60 Cal. App. 4th 583, 70 Cal. Rptr. 2d 512 (1997)

 

RULE:

Foreseeability is often involved in the determination of both duty and proximate cause. Courts must approach the problem as one of determining the nature of the duty and the scope of the risk of the negligent conduct. More specifically, when an injury is the product of the intervening act of a third person, the test is whether the particular manner in which the third person acted is one of the hazards that makes an actor negligent.

FACTS:

Appellant minor and his minor friend trespassed onto a private storage facility where telephone poles were stacked. The friend accidentally dropped a lighted cigarette between the logs, starting a fire. Appellant minor had provided the cigarette.

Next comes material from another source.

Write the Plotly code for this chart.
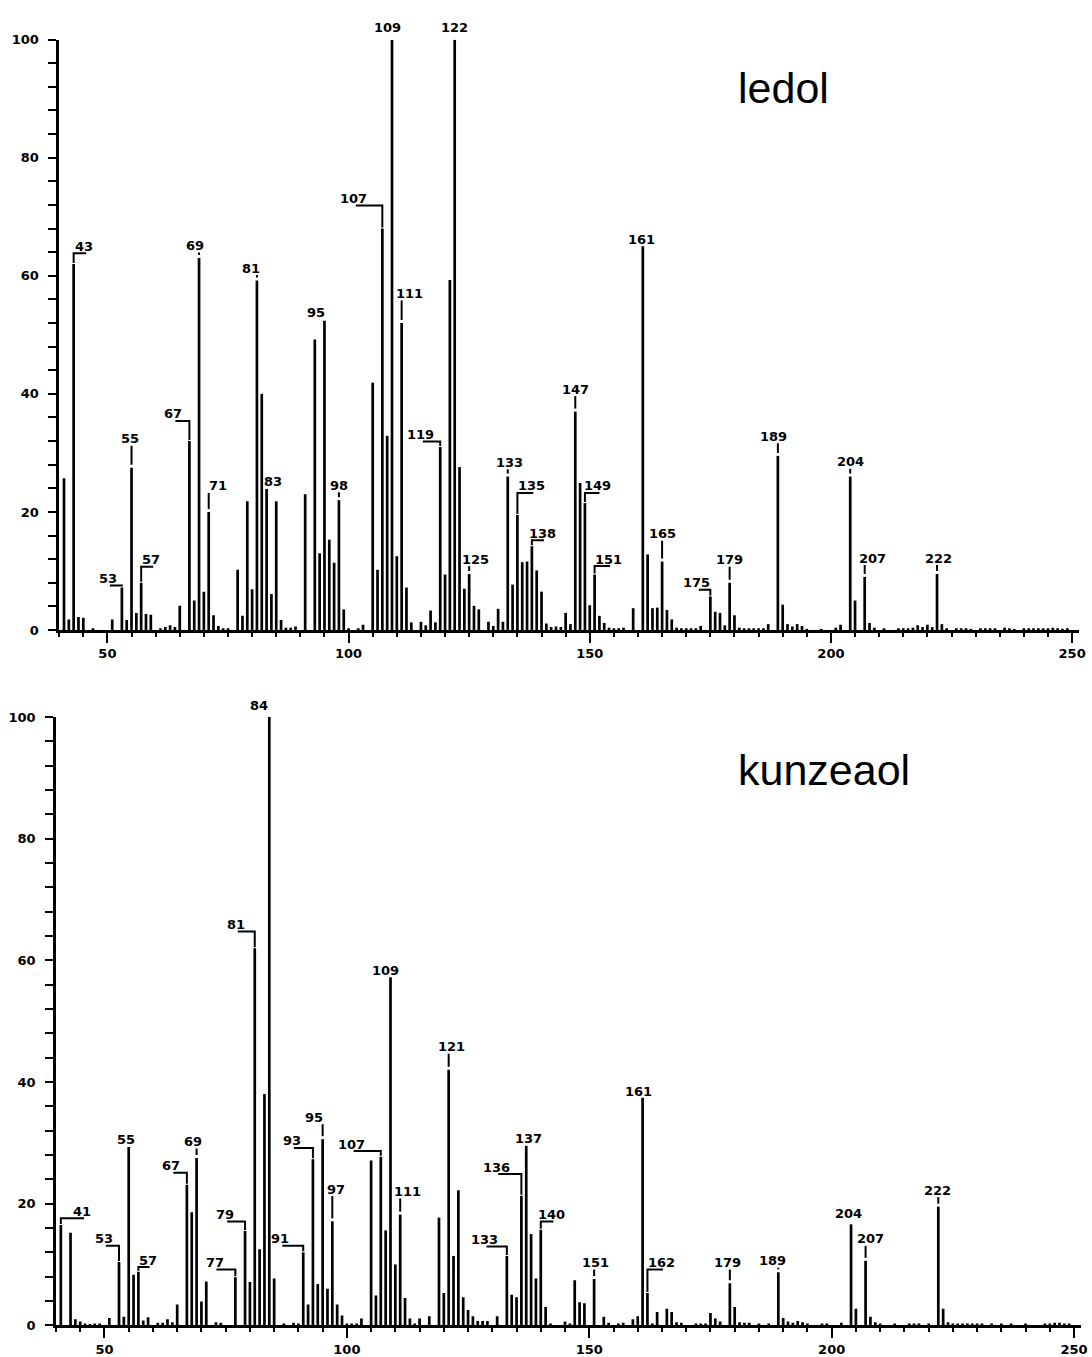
import plotly.graph_objects as go

# ---------------- data: ledol ----------------
ledol_mz = [41, 42, 43, 44, 45, 47, 51, 53, 54, 55, 56, 57, 58, 59, 61, 62, 63, 64, 65,
            67, 68, 69, 70, 71, 72, 73, 74, 75, 77, 78, 79, 80, 81, 82, 83, 84, 85, 86,
            87, 88, 89, 91, 93, 94, 95, 96, 97, 98, 99, 100, 102, 103, 105, 106, 107,
            108, 109, 110, 111, 112, 113, 115, 116, 117, 118, 119, 120, 121, 122, 123,
            124, 125, 126, 127, 129, 130, 131, 132, 133, 134, 135, 136, 137, 138, 139,
            140, 141, 142, 143, 144, 145, 146, 147, 148, 149, 150, 151, 152, 153, 154,
            155, 156, 157, 159, 161, 162, 163, 164, 165, 166, 167, 168, 169, 170, 171,
            172, 173, 175, 176, 177, 178, 179, 180, 181, 182, 183, 184, 185, 186, 187,
            189, 190, 191, 192, 193, 194, 195, 198, 201, 202, 204, 205, 207, 208, 209,
            211, 214, 215, 216, 217, 218, 219, 220, 221, 222, 223, 224, 226, 227, 228,
            229, 231, 232, 233, 234, 236, 237, 238, 240, 241, 242, 243, 244, 245, 246,
            247, 248, 249]
ledol_int = [25.7, 1.8, 62.0, 2.2, 2.1, 0.3, 1.8, 7.2, 1.7, 27.5, 2.9, 8.0, 2.7, 2.6, 0.3, 0.5, 0.8, 0.5, 4.1,
             32.0, 5.0, 63.0, 6.5, 20.0, 2.5, 0.7, 0.3, 0.3, 10.2, 2.4, 21.8, 6.9, 59.2, 40.0, 23.9, 6.1, 21.8, 1.7,
             0.4, 0.4, 0.6, 23.0, 49.2, 13.0, 52.4, 15.3, 11.4, 22.0, 3.5, 0.3, 0.3, 0.9, 41.9, 10.2, 68.0,
             32.9, 100.0, 12.5, 52.0, 7.2, 1.3, 1.4, 0.8, 3.3, 1.3, 31.0, 9.4, 59.3, 100.0, 27.6,
             7.0, 9.5, 4.1, 3.5, 1.4, 0.7, 3.6, 1.4, 26.0, 7.7, 19.5, 11.5, 11.6, 14.2, 10.1,
             6.5, 1.1, 0.5, 0.6, 0.5, 2.9, 1.0, 37.0, 24.9, 21.5, 4.2, 9.4, 2.4, 1.2, 0.4,
             0.3, 0.3, 0.4, 3.7, 65.0, 12.8, 3.7, 3.8, 11.6, 3.4, 1.8, 0.4, 0.3, 0.3, 0.3,
             0.3, 0.7, 5.7, 3.1, 2.9, 0.8, 8.0, 2.5, 0.4, 0.3, 0.3, 0.3, 0.3, 0.3, 1.0,
             29.5, 4.3, 1.0, 0.6, 1.0, 0.7, 0.2, 0.2, 0.4, 0.9, 26.0, 5.0, 9.0, 1.2, 0.4,
             0.3, 0.3, 0.3, 0.3, 0.4, 0.8, 0.5, 0.9, 0.5, 9.5, 1.0, 0.3, 0.3, 0.3, 0.3,
             0.2, 0.3, 0.3, 0.3, 0.3, 0.4, 0.3, 0.2, 0.3, 0.3, 0.3, 0.3, 0.3, 0.3, 0.4,
             0.3, 0.2, 0.3]
ledol_labels = [43, 53, 55, 57, 67, 69, 71, 81, 83, 95, 98, 107, 109, 111, 119, 122, 125,
                133, 135, 138, 147, 149, 151, 161, 165, 175, 179, 189, 204, 207, 222]

# ---------------- data: kunzeaol ----------------
kunz_mz = [41, 43, 44, 45, 46, 47, 48, 49, 51, 53, 54, 55, 56, 57, 58, 59, 61, 62, 63, 64,
           65, 67, 68, 69, 70, 71, 73, 74, 77, 79, 80, 81, 82, 83, 84, 85, 87, 89, 90, 91,
           92, 93, 94, 95, 96, 97, 98, 99, 100, 101, 102, 103, 105, 106, 107, 108, 109,
           110, 111, 112, 113, 114, 115, 117, 119, 120, 121, 122, 123, 124, 125, 126, 127,
           128, 129, 131, 133, 134, 135, 136, 137, 138, 139, 140, 141, 142, 145, 146, 147,
           148, 149, 151, 153, 154, 156, 157, 159, 160, 161, 162, 163, 164, 166, 167, 168,
           169, 172, 173, 174, 175, 176, 177, 179, 180, 181, 182, 183, 185, 187, 189, 190,
           191, 192, 193, 194, 195, 198, 199, 202, 204, 205, 207, 208, 209, 210, 213, 216,
           217, 218, 220, 222, 223, 224, 225, 226, 227, 228, 229, 230, 231, 233, 235, 237,
           240, 244, 245, 246, 247, 248, 249]
kunz_int = [16.5, 15.2, 1.0, 0.6, 0.3, 0.2, 0.3, 0.3, 1.2, 10.4, 1.4, 29.3, 8.3, 8.8, 0.8, 1.3, 0.4, 0.4, 1.0, 0.5,
            3.4, 23.1, 18.6, 27.5, 3.9, 7.2, 0.5, 0.4, 7.9, 15.5, 7.1, 62.0, 12.5, 38.0, 100.0, 7.7, 0.3, 0.4, 0.3, 12.0,
            3.4, 27.3, 6.8, 30.6, 6.0, 17.1, 3.4, 1.6, 0.3, 0.3, 0.3, 1.1, 27.1, 4.9, 27.7, 15.6, 57.2,
            10.0, 18.2, 4.5, 1.1, 0.3, 1.1, 1.5, 17.7, 5.3, 42.0, 11.4, 22.2, 4.6, 2.5, 1.5, 0.7,
            0.7, 0.7, 1.5, 11.4, 5.0, 4.6, 21.3, 29.5, 15.0, 7.7, 15.7, 3.0, 0.3, 0.6, 0.3, 7.4,
            3.8, 3.6, 7.6, 1.4, 0.4, 0.3, 0.4, 1.0, 1.5, 37.4, 5.3, 0.3, 2.2, 2.7, 2.2, 0.5,
            0.4, 0.3, 0.3, 0.3, 2.0, 1.1, 0.6, 6.9, 3.0, 0.5, 0.4, 0.4, 0.3, 0.3, 8.7, 1.2,
            0.6, 0.4, 0.7, 0.5, 0.3, 0.3, 0.3, 0.4, 16.6, 2.7, 10.6, 1.4, 0.5, 0.3, 0.3, 0.3,
            0.3, 0.3, 0.3, 19.5, 2.7, 0.5, 0.3, 0.3, 0.3, 0.3, 0.3, 0.3, 0.3, 0.3, 0.3, 0.3,
            0.3, 0.3, 0.3, 0.4, 0.4, 0.3, 0.3]
kunz_labels = [41, 53, 55, 57, 67, 69, 77, 79, 81, 84, 91, 93, 95, 97, 107, 109, 111, 121,
               133, 136, 137, 140, 151, 161, 162, 179, 189, 204, 207, 222]

x_ticks = [50, 100, 150, 200, 250]
y_ticks = [0, 20, 40, 60, 80, 100]

# ---------------- label placement (layout only) ----------------
# horizontal offset of label centre (m/z units), label centre height (% units), bracketed leader
ledol_lab_dx = [2.2, -2.9, -0.4, 2.1, -3.3, -0.8, 1.9, -1.2, 1.25, -1.7, 0.0, -5.9, -1.0, 1.7,
                -4.0, 0.0, 1.4, 0.3, 2.9, 2.1, 0.0, 2.6, 2.8, -0.3, 0.0, -2.8, 0.0, -0.9, 0.0,
                1.7, 0.3]
ledol_lab_y = [65.0, 8.7, 32.4, 11.9, 36.6, 65.1, 24.4, 61.3, 25.1, 53.8, 24.5, 73.1, 102.1,
               57.0, 33.1, 102.1, 12.0, 28.4, 24.4, 16.4, 40.8, 24.4, 12.0, 66.1, 16.3, 8.0,
               11.9, 32.8, 28.5, 12.2, 12.2]
ledol_lab_br = [1, 1, 0, 1, 1, 0, 0, 0, 0, 0, 0, 1, 0, 0, 1, 0, 0, 0, 1, 1, 0, 1, 1, 0, 0, 1,
                0, 0, 0, 0, 0]

kunz_lab_dx = [4.4, -3.1, -0.5, 1.9, -3.2, -0.75, -4.3, -4.1, -3.9, -2.1, -4.7, -4.3, -1.8,
               0.75, -6.0, -1.0, 1.5, 0.5, -4.6, -5.2, 0.55, 2.2, 0.2, -0.8, 2.8, -0.4, -1.3,
               -0.5, 1.1, -0.2]
kunz_lab_y = [18.75, 14.2, 30.5, 10.7, 26.2, 30.2, 10.3, 18.2, 65.9, 101.9, 14.2, 30.3, 34.2,
              22.4, 29.8, 58.4, 22.0, 45.8, 14.1, 26.0, 30.7, 18.2, 10.3, 38.5, 10.3, 10.3,
              10.6, 18.4, 14.2, 22.2]
kunz_lab_br = [1, 1, 0, 1, 1, 0, 1, 1, 1, 0, 1, 1, 0, 0, 1, 0, 0, 0, 1, 1, 0, 1, 0, 0, 1, 0,
               0, 0, 0, 0]

W, H = 1092, 1357
panels = [
    dict(mz=ledol_mz, it=ledol_int, labels=ledol_labels, dx=ledol_lab_dx, ly=ledol_lab_y,
         br=ledol_lab_br, name="ledol", xpx=(59.5, 1085.3), ypx=(630, 33), namey=82),
    dict(mz=kunz_mz, it=kunz_int, labels=kunz_labels, dx=kunz_lab_dx, ly=kunz_lab_y,
         br=kunz_lab_br, name="kunzeaol", xpx=(56.3, 1087.3), ypx=(1333, 718), namey=772),
]

LABFONT = dict(family="DejaVu Sans", size=13, color="black", weight="bold")
fig = go.Figure()
annotations = []
layout = {}

for i, p in enumerate(panels):
    sx = "" if i == 0 else str(i + 1)
    ppu = (p["ypx"][0] - p["ypx"][1]) / 100.0
    # sticks
    xs, ys = [], []
    for m, v in zip(p["mz"], p["it"]):
        xs += [m, m, None]
        ys += [0, v, None]
    fig.add_trace(go.Scatter(x=xs, y=ys, mode="lines", line=dict(color="black", width=2.7),
                             xaxis="x" + sx, yaxis="y" + sx, hoverinfo="skip", showlegend=False))
    # leaders
    peak = dict(zip(p["mz"], p["it"]))
    lx, lyy = [], []
    for m, dx, ly, br in zip(p["labels"], p["dx"], p["ly"], p["br"]):
        top = peak[m]
        base = ly - 7.0 / ppu
        if br:
            lx += [m + dx + 0.4, m, m, None]
            lyy += [base, base, min(top + 1.0 / ppu, base), None]
        else:
            lo = top + 3.0 / ppu
            if base - lo > 1.5 / ppu and base <= 100:
                lx += [m, m, None]
                lyy += [base, lo, None]
        yv = min(ly, 100.0)
        annotations.append(dict(x=m + dx, y=yv, xref="x" + sx, yref="y" + sx, text=str(m),
                                showarrow=False, xanchor="center", yanchor="middle",
                                yshift=(ly - yv) * ppu, font=LABFONT))
    fig.add_trace(go.Scatter(x=lx, y=lyy, mode="lines", line=dict(color="black", width=2),
                             xaxis="x" + sx, yaxis="y" + sx, hoverinfo="skip", showlegend=False))
    annotations.append(dict(x=740 / W, y=1 - p["namey"] / H, xref="paper", yref="paper",
                            text=p["name"], showarrow=False, xanchor="left", yanchor="middle",
                            font=dict(family="Liberation Sans", size=43, color="black")))
    tickfont = dict(family="DejaVu Sans", size=13, color="black", weight="bold")
    layout["xaxis" + sx] = dict(
        domain=[p["xpx"][0] / W, p["xpx"][1] / W], range=[40, 251.5], anchor="y" + sx,
        showline=True, linecolor="black", linewidth=2.5, ticks="outside",
        tickvals=x_ticks, ticklen=10, tickwidth=2, tickcolor="black",
        minor=dict(tickvals=list(range(40, 251, 5)), ticklen=4, tickwidth=2,
                   tickcolor="black", ticks="outside"),
        showgrid=False, zeroline=False, tickfont=tickfont, fixedrange=True)
    layout["yaxis" + sx] = dict(
        domain=[1 - p["ypx"][0] / H, 1 - p["ypx"][1] / H], range=[0, 100], anchor="x" + sx,
        showline=True, linecolor="black", linewidth=2.5, ticks="outside",
        tickvals=y_ticks, ticklen=8, tickwidth=2, tickcolor="black",
        minor=dict(tickvals=list(range(0, 101, 4)), ticklen=8, tickwidth=1.5,
                   tickcolor="black", ticks="outside"),
        showgrid=False, zeroline=False, tickfont=tickfont, ticklabelstandoff=7,
        fixedrange=True)

fig.update_layout(width=W, height=H, autosize=False, margin=dict(l=0, r=0, t=0, b=0),
                  paper_bgcolor="white", plot_bgcolor="white", annotations=annotations,
                  **layout)
fig.write_html("out.html", config={"displayModeBar": False},
               post_script="document.body.style.margin='0';document.body.style.overflow='hidden';")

Respondent insurance company paid damages and filed a cause of action against appellant minor and appellant father for contribution as subrogee of the insured friend's rights. The trial court awarded damages to respondent against appellants. The court reversed the award on appeal.

 

ISSUE:

Does appellee have a cause of action against appellant minor?

ANSWER:

No.

CONCLUSION:

There was no negligence per se on which respondent could predicate its negligence claim; the statute addressed health concerns associated with minor tobacco usage, not fire suppression. The court held that there was no ordinary negligence, as the connection between appellant minor's act of giving the cigarette and the fire was too attenuated to show the fire was reasonably within the scope of the risk created by the initial act. The court found no conspiracy or joint venture to start the fire, and concluded that the fire was not a probable consequence of the trespass.